Creating genetically modified "transgenic" animals has become common practice for biologists, especially the ones who study development and disease.

“Almost anything you want to study, if you can isolate a gene for it, you can make a transgenic animal for it,” said Lynn Doglio, who works at the Transgenic and Targeted Mutagenesis Lab at Northwestern University, which makes genetically modified mice for nearby research labs.

But the popularity of zebrafish is expanding. More than 250 laboratories in the U.S. use zebrafish, according to Michael Tsang, who studies fluorescent fish at the University of Pittsburgh. And the number is growing exponentially.

Their low cost, transparent embryos and their fast growth make zebrafish appealing to researchers.

“These guys complete nine months of our embryonic development in less than a week,” Pickett said.

However, researchers are still struggling to make the process more efficient. Doglio said of all the mouse embryos injected with DNA, a scant 1 to 3 percent may actually develop into full-grown mice and inherit the injected DNA.
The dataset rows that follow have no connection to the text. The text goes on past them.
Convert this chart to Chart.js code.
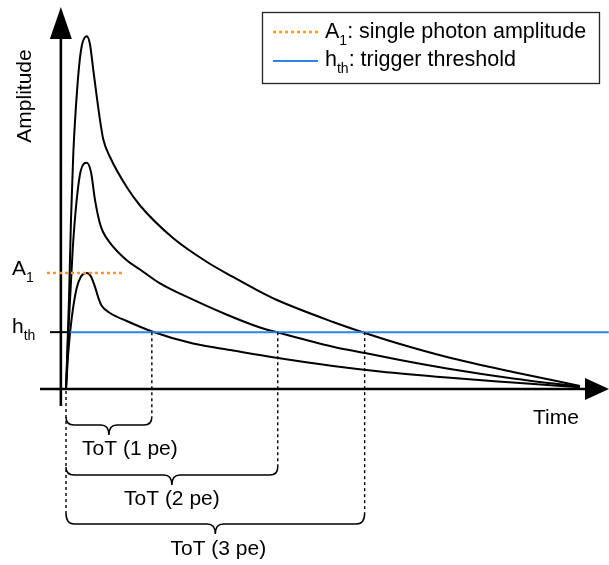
<!DOCTYPE html>
<html>
<head>
<meta charset="utf-8">
<script src="https://cdn.jsdelivr.net/npm/chart.js@4"></script>
<style>
  html, body { margin: 0; padding: 0; background: #fff; }
  #wrap { width: 609px; height: 565px; position: relative; }
</style>
</head>
<body>
<div id="wrap"><canvas id="tot"></canvas></div>
<script>
// Pulse shapes (time in arbitrary units, amplitude in units of A1)
const pulse1Time = [0, 0.49, 1.11, 2.08, 2.92, 4.03, 4.86, 5.64, 6.42, 6.91, 8.56, 11.81, 16.73, 24.71, 32.49, 41.25, 51.95, 61.09, 74.12, 86.96, 100];
const pulse1Amp  = [0, 0.34, 0.61, 0.87, 0.97, 1.00, 0.97, 0.88, 0.77, 0.72, 0.655, 0.586, 0.496, 0.392, 0.332, 0.267, 0.198, 0.151, 0.099, 0.056, 0.015];

const pulse2Time = [0, 0.58, 1.30, 2.08, 2.92, 4.03, 4.86, 5.64, 6.52, 7.14, 8.56, 11.81, 14.40, 18.29, 24.71, 31.32, 37.74, 41.25, 51.95, 58.17, 64.98, 74.12, 86.96, 100];
const pulse2Amp  = [0, 0.60, 1.20, 1.63, 1.89, 1.95, 1.87, 1.63, 1.44, 1.36, 1.26, 1.11, 1.03, 0.91, 0.77, 0.64, 0.53, 0.487, 0.365, 0.31, 0.25, 0.177, 0.091, 0.02];

const pulse3Time = [0, 0.58, 0.97, 1.42, 2.20, 2.92, 4.03, 4.67, 5.31, 6.61, 7.26, 8.56, 11.81, 14.40, 20.82, 27.43, 32.49, 37.16, 41.05, 51.95, 58.17, 64.98, 74.12, 86.96, 100];
const pulse3Amp  = [0, 0.77, 1.46, 2.03, 2.60, 2.92, 3.04, 2.97, 2.75, 2.32, 2.15, 2.00, 1.741, 1.582, 1.302, 1.095, 0.966, 0.853, 0.767, 0.578, 0.483, 0.388, 0.276, 0.147, 0.026];

const A1 = 1.0;            // single photon amplitude
const hth = 0.49;          // trigger threshold
const a1LineTime = [-3.7, 10.9];
const thLineTime = [0.8, 105.6];
const crossTimes = [16.7, 41.2, 58.1];   // end of time over threshold, 1/2/3 pe
const totLabels = ['ToT (1 pe)', 'ToT (2 pe)', 'ToT (3 pe)'];

const legendSymbols = ['A', 'h'];
const legendSubs = ['1', 'th'];
const legendTexts = [': single photon amplitude', ': trigger threshold'];
const axisTitles = ['Time', 'Amplitude'];

const ORANGE = '#ff9a1f';
const BLUE = '#2686e6';
const FONT = "'Liberation Sans', Arial, sans-serif";

const toPts = (ts, as) => ts.map((t, i) => ({ x: t, y: as[i] }));

// draw "main" + subscript + rest, starting at x on the given baseline
function drawSubText(ctx, x, base, main, sub, rest, size) {
  ctx.font = size + 'px ' + FONT;
  ctx.textAlign = 'left';
  ctx.textBaseline = 'alphabetic';
  ctx.fillText(main, x, base);
  x += ctx.measureText(main).width;
  ctx.font = Math.round(size * 0.65) + 'px ' + FONT;
  ctx.fillText(sub, x, base + 7);
  x += ctx.measureText(sub).width;
  if (rest) {
    ctx.font = size + 'px ' + FONT;
    ctx.fillText(rest, x, base);
  }
}

function drawBrace(ctx, x1, x2, yTop, h1, h2, w) {
  const mid = (x1 + x2) / 2;
  const yh = yTop + h1;
  const yt = yh + h2;
  ctx.beginPath();
  ctx.moveTo(x1, yTop);
  ctx.quadraticCurveTo(x1, yh, x1 + w, yh);
  ctx.lineTo(mid - w, yh);
  ctx.quadraticCurveTo(mid, yh, mid, yt);
  ctx.quadraticCurveTo(mid, yh, mid + w, yh);
  ctx.lineTo(x2 - w, yh);
  ctx.quadraticCurveTo(x2, yh, x2, yTop);
  ctx.stroke();
}

const schematic = {
  id: 'schematic',
  beforeDatasetsDraw(chart) {
    const { ctx, scales: { x, y } } = chart;
    const y0 = y.getPixelForValue(0);
    const xa = x.getPixelForValue(-1);
    ctx.save();
    ctx.strokeStyle = '#000';
    ctx.fillStyle = '#000';
    ctx.lineWidth = 2.6;
    // time axis + arrow
    ctx.beginPath(); ctx.moveTo(40, y0); ctx.lineTo(588, y0); ctx.stroke();
    ctx.beginPath(); ctx.moveTo(585, y0 - 11); ctx.lineTo(609, y0); ctx.lineTo(585, y0 + 11); ctx.closePath(); ctx.fill();
    // amplitude axis + arrow
    ctx.beginPath(); ctx.moveTo(xa, y0 + 17); ctx.lineTo(xa, 36); ctx.stroke();
    ctx.beginPath(); ctx.moveTo(xa - 11, 39); ctx.lineTo(xa, 7); ctx.lineTo(xa + 11, 39); ctx.closePath(); ctx.fill();
    // threshold tick
    ctx.lineWidth = 2;
    const yth = y.getPixelForValue(hth);
    ctx.beginPath(); ctx.moveTo(50, yth); ctx.lineTo(71, yth); ctx.stroke();
    ctx.restore();
  },
  afterDraw(chart) {
    const { ctx, scales: { x, y } } = chart;
    const y0 = y.getPixelForValue(0);
    const yth = y.getPixelForValue(hth);
    const xs = x.getPixelForValue(0);
    ctx.save();
    ctx.strokeStyle = '#000';
    ctx.fillStyle = '#000';

    // dotted verticals
    const braceTops = [417, 467, 513];
    ctx.lineWidth = 1.4;
    ctx.setLineDash([3, 3]);
    ctx.beginPath(); ctx.moveTo(xs, y0 + 2); ctx.lineTo(xs, braceTops[2]); ctx.stroke();
    crossTimes.forEach((t, i) => {
      const xc = x.getPixelForValue(t);
      ctx.beginPath(); ctx.moveTo(xc, yth); ctx.lineTo(xc, braceTops[i]); ctx.stroke();
    });
    ctx.setLineDash([]);

    // braces + labels
    const h1 = [8, 8, 11];
    const labelY = [449, 499, 549];
    const labelDx = [21, 0, 3];
    ctx.lineWidth = 1.5;
    ctx.font = '21px ' + FONT;
    ctx.textAlign = 'center';
    ctx.textBaseline = 'middle';
    crossTimes.forEach((t, i) => {
      const xc = x.getPixelForValue(t);
      drawBrace(ctx, xs, xc, braceTops[i], h1[i], 10, 8);
      ctx.fillText(totLabels[i], (xs + xc) / 2 + labelDx[i], labelY[i]);
    });

    // axis titles
    ctx.fillText(axisTitles[0], 556, 418);
    ctx.save();
    ctx.translate(25, 96);
    ctx.rotate(-Math.PI / 2);
    ctx.fillText(axisTitles[1], 0, 0);
    ctx.restore();

    // level labels at the left
    drawSubText(ctx, 12, y.getPixelForValue(A1) + 2, legendSymbols[0], legendSubs[0], '', 21);
    drawSubText(ctx, 12, yth + 1, legendSymbols[1], legendSubs[1], '', 21);

    // legend box
    ctx.fillStyle = '#fff';
    ctx.fillRect(263, 12, 337, 71);
    ctx.strokeStyle = '#222';
    ctx.lineWidth = 1.3;
    ctx.strokeRect(262.5, 12.5, 337, 71);
    ctx.lineWidth = 2.5;
    ctx.strokeStyle = ORANGE;
    ctx.setLineDash([3, 3]);
    ctx.beginPath(); ctx.moveTo(273, 32); ctx.lineTo(318, 32); ctx.stroke();
    ctx.setLineDash([]);
    ctx.lineWidth = 2;
    ctx.strokeStyle = BLUE;
    ctx.beginPath(); ctx.moveTo(273, 61); ctx.lineTo(318, 61); ctx.stroke();
    ctx.fillStyle = '#000';
    drawSubText(ctx, 325, 38, legendSymbols[0], legendSubs[0], legendTexts[0], 21.5);
    drawSubText(ctx, 325, 66, legendSymbols[1], legendSubs[1], legendTexts[1], 21.5);
    ctx.restore();
  }
};

const pxPerTime = 5.14, pxPerAmp = 116, originX = 66, originY = 389;
const W = 609, H = 565;

const pulseStyle = {
  showLine: true, pointRadius: 0, borderColor: '#000', borderWidth: 2,
  cubicInterpolationMode: 'monotone', fill: false
};

new Chart(document.getElementById('tot').getContext('2d'), {
  type: 'scatter',
  data: {
    datasets: [
      { label: 'A1', data: toPts(a1LineTime, [A1, A1]), showLine: true, pointRadius: 0,
        borderColor: ORANGE, borderWidth: 2.5, borderDash: [3, 3] },
      { label: 'hth', data: toPts(thLineTime, [hth, hth]), showLine: true, pointRadius: 0,
        borderColor: BLUE, borderWidth: 2 },
      Object.assign({ label: '1 pe', data: toPts(pulse1Time, pulse1Amp) }, pulseStyle),
      Object.assign({ label: '2 pe', data: toPts(pulse2Time, pulse2Amp) }, pulseStyle),
      Object.assign({ label: '3 pe', data: toPts(pulse3Time, pulse3Amp) }, pulseStyle)
    ]
  },
  options: {
    responsive: true,
    maintainAspectRatio: false,
    animation: false,
    layout: { padding: 0 },
    scales: {
      x: { type: 'linear', display: false, min: -originX / pxPerTime, max: (W - originX) / pxPerTime },
      y: { type: 'linear', display: false, min: (originY - H) / pxPerAmp, max: originY / pxPerAmp }
    },
    plugins: {
      legend: { display: false },
      tooltip: { enabled: false }
    }
  },
  plugins: [schematic]
});
</script>
</body>
</html>
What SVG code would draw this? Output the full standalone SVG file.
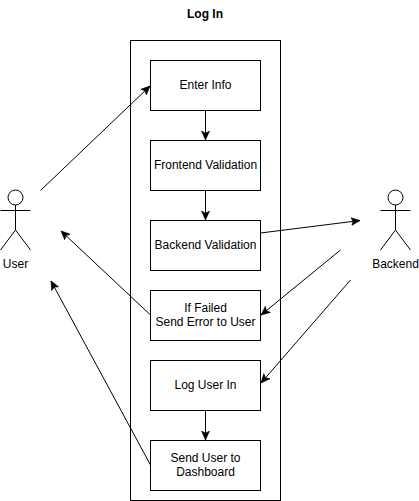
<svg xmlns="http://www.w3.org/2000/svg" width="419" height="501" viewBox="0 0 419 501">
<style>
.b{fill:#fff;stroke:#000;stroke-width:1}
.s{fill:none;stroke:#000;stroke-width:1}
text{font-family:"Liberation Sans",Arial,Helvetica,sans-serif;font-size:12px;fill:#000;text-anchor:middle}
</style>
<defs>
<marker id="a" markerUnits="userSpaceOnUse" markerWidth="12" markerHeight="10" refX="9" refY="4" orient="auto" viewBox="0 0 12 8">
<path d="M0 0L9 4L0 8L2.2 4Z" fill="#000" stroke="#000" stroke-width="0.6"/>
</marker>
</defs>
<rect width="419" height="501" fill="#fff"/>
<text id="title" x="205" y="18" font-weight="bold">Log In</text>
<rect id="boundary" class="b" x="130.5" y="40.5" width="150" height="460"/>
<g id="n1"><rect class="b" x="150.5" y="60.5" width="110" height="50"/><text x="205.5" y="89">Enter Info</text></g>
<g id="n2"><rect class="b" x="150.5" y="140.5" width="110" height="50"/><text x="205.5" y="169">Frontend Validation</text></g>
<g id="n3"><rect class="b" x="150.5" y="220.5" width="110" height="50"/><text x="205.5" y="249">Backend Validation</text></g>
<g id="n4"><rect class="b" x="150.5" y="290.5" width="110" height="50"/><text x="205.5" y="312">If Failed</text><text x="205.5" y="326">Send Error to User</text></g>
<g id="n5"><rect class="b" x="150.5" y="360.5" width="110" height="50"/><text x="205.5" y="389">Log User In</text></g>
<g id="n6"><rect class="b" x="150.5" y="440.5" width="110" height="50"/><text x="205.5" y="462">Send User to</text><text x="205.5" y="476">Dashboard</text></g>
<g id="user"><circle class="s" cx="15.5" cy="197.5" r="7.5"/><path class="s" d="M15.5 205V230M.5 210.500H30.500M.5 250L15.500 230L30.500 250"/><text x="15.500" y="268">User</text></g>
<g id="backend"><circle class="s" cx="395.500" cy="197.500" r="7.500"/><path class="s" d="M395.500 205V230M380.500 210.500H410.500M380.500 250L395.500 230L410.500 250"/><text x="395.500" y="268">Backend</text></g>
<g id="connectors" class="s" marker-end="url(#a)">
<path class="s" marker-end="url(#a)" d="M40.500 190.500L150 86"/>
<path class="s" marker-end="url(#a)" d="M205.500 110.500V140"/>
<path class="s" marker-end="url(#a)" d="M205.500 190.500V220"/>
<path class="s" marker-end="url(#a)" d="M260.500 233L360 220.500"/>
<path class="s" marker-end="url(#a)" d="M340.500 250L261 315"/>
<path class="s" marker-end="url(#a)" d="M350.500 280L261 383"/>
<path class="s" marker-end="url(#a)" d="M205.500 410.500V440"/>
<path class="s" marker-end="url(#a)" d="M150.500 315L61 231"/>
<path class="s" marker-end="url(#a)" d="M150.500 465L51 281"/>
</g>
</svg>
“You start out with a lot and you end up with a few,” Doglio said.

Pickett said the success rate for zebrafish is even lower: a mere one-half of 1 percent. But recent advances are starting to pull the figures to 20 or even 40 percent, according to Tsang.

The National Institute of Health has guidelines for lab animals, including a requirement that universities using any species in research appoint an Institutional Animal Care and Use Committee to oversee treatment.

When it comes to following guidelines, Pickett said his lab has always erred on the side of caution. And like most scientists, he said he believes the research has great potential, at least as far as studying human development is concerned.

“We’re just never going to get compelling insight into these systems without using transgenic animals,” he said.